WHAT IS THE CPU?
The Canadian Powerlifting Union is a federally registered non-profit organization. It was formed in 1982, as the Canadian affiliate of the International Powerlifting Federation, to oversee and regulate all IPF style powerlifting in Canada. 

HOW IS THE CPU ORGANIZED?
Currently, the CPU has affiliates in all provinces except New Brunswick (none in the Territories). Each provincial association governs it's own affairs, and sanctions local and provincial contests. The CPU sanctions the annual national championships. 

DOES THE CPU RECEIVE ANY GOVERNMENT FUNDING?
No. While the CPU does meet many of the requirements for sport funding, the one area where it falls short is membership levels. Normally, sport organizations must have over 5000 members nation wide to be funded, or be an IOC recognized sport. The IPF is working to get us into the Olympics, but until then, we have only our own resources. Some provincial affiliates have received funding from provincial sources, but this has been dwindling over the past years. 

WHAT IS THE CPU'S STAND ON PERFORMANCE ENHANCING DRUG USE?
Our mandate is to be DRUG FREE. Perfomance enhancing drugs are tested for in the CPU, both in-contest and out-of-contest, in accordance with the the World Anti-Doping Agency (WADA), the same agency that the IOC (Olympics) use. At all CPU contests, there is the possibility that you will be drug tested, though testing does not actually occur at all contests. In short, a first offence violoation for steroids or similar will result in a 2 year suspension, and loss of any existing records you may hold. A second offence will get a lifetime ban, and loss of all records again. See the Doping Control page for more details. 

If you are called for a test, either at a contest or an out-of-contest test, and refuse to take the test, you will suffer the same penalties as if the test was a positive result. 

HOW (and WHY) DO I JOIN?
CPU Memberships cards are sold online using ESportsDesk. Fees are set by each province, depending on any provincial funding received, and the needs of the local association. Look here for contact information for your province. Else look here for more information regarding memberships. 
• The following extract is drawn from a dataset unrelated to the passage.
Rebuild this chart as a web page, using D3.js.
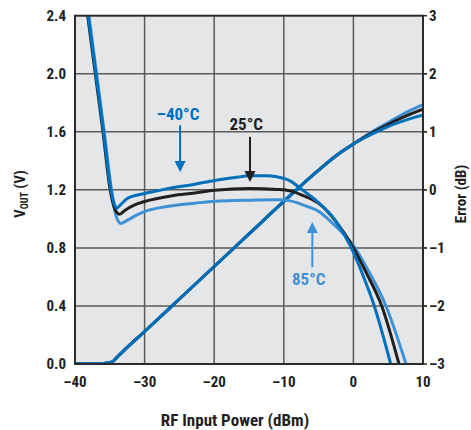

CPU Memberships are sold and active for one calendar year after you purchase it. If you purchase on November 1 2014, your card will be active until November 1, 2015. Do NOT wait until the day of a contest in November to join! By getting your membership early in the year, you get a full year of provincial newsletters if they exist, it supports your organization by giving them capital to provide services all year, and softens the blow of having to pay an entry fee and membership when you do compete. 

WHAT HAPPENS WITH MY MEMBERSHIP MONEY?
The first $50 goes directly to the CPU, to pay for office expenses for the executive members, card printing, drug testing($5), travel for the CPU president to the IPF Congress, and other similar expenses. Monies kept by the provinces are used for similar uses within the province, for trophies and awards. 

HOW ARE THE NATIONAL CHAMPIONSHIPS ORGANIZED?
The CPU nationals are broken up into the standard age divisions, Junior, Open, Master (1, 2 & 3) for Men and Women, in both 3 lift powerlifting, and single lift bench press. All of these events are held together in one location, normally around the middle of March each year. The location changes each year, with bids to host the event being accepted at the CPU's annual executive meeting the year before. 

HOW DO I GET TO LIFT IN NATIONAL AND WORLD CHAMPIONSHIPS?
At the national level, you must lift in a previous contest with a total that meets or exceeds the qualifying total for your particular age and weight division within 2 years of that national contest. Starting in 2017 lifters must have regional experience(Centrals, Easterns or Westerns) prior to lifting at a National event. Additionally, many provinces will require that you participate in certain contests within your province. 

To lift in a World Championships, you must lift in the corresponding national championships, and finish at least 3rd in your class. For a full detailing of the process, look to the CPU Constitution and Bylaws.

HOW CAN I MAKE MY VOICE HEARD?
All provincial and national executive council members are elected by normal democratic process, usually at annual membership meetings. Terms of office vary, four years for CPU council members. The CPU annual meeting is held the day before the national championships, in the city where it takes place. If you think something needs changing in the CPU, then voice your concern to your provincial leaders, who can then raise the issue at the national meeting. 

I'D LIKE TO VOLUNTEER, WHERE DO I START?
All CPU members are encouraged to get involved. Any organization such as ours is only as strong as the members who are willing to work hard to keep it going and progressing. If a meet is coming up, and you are not lifting, contact the meet director or your provincial head, and volunteer to be a spotter or loader, work at the table, or whatever they need. You may find you enjoy it enough to want to become a referee, run meets yourself, or run for provincial or national office. It's a lot of fun, and you don't have to train so hard for it!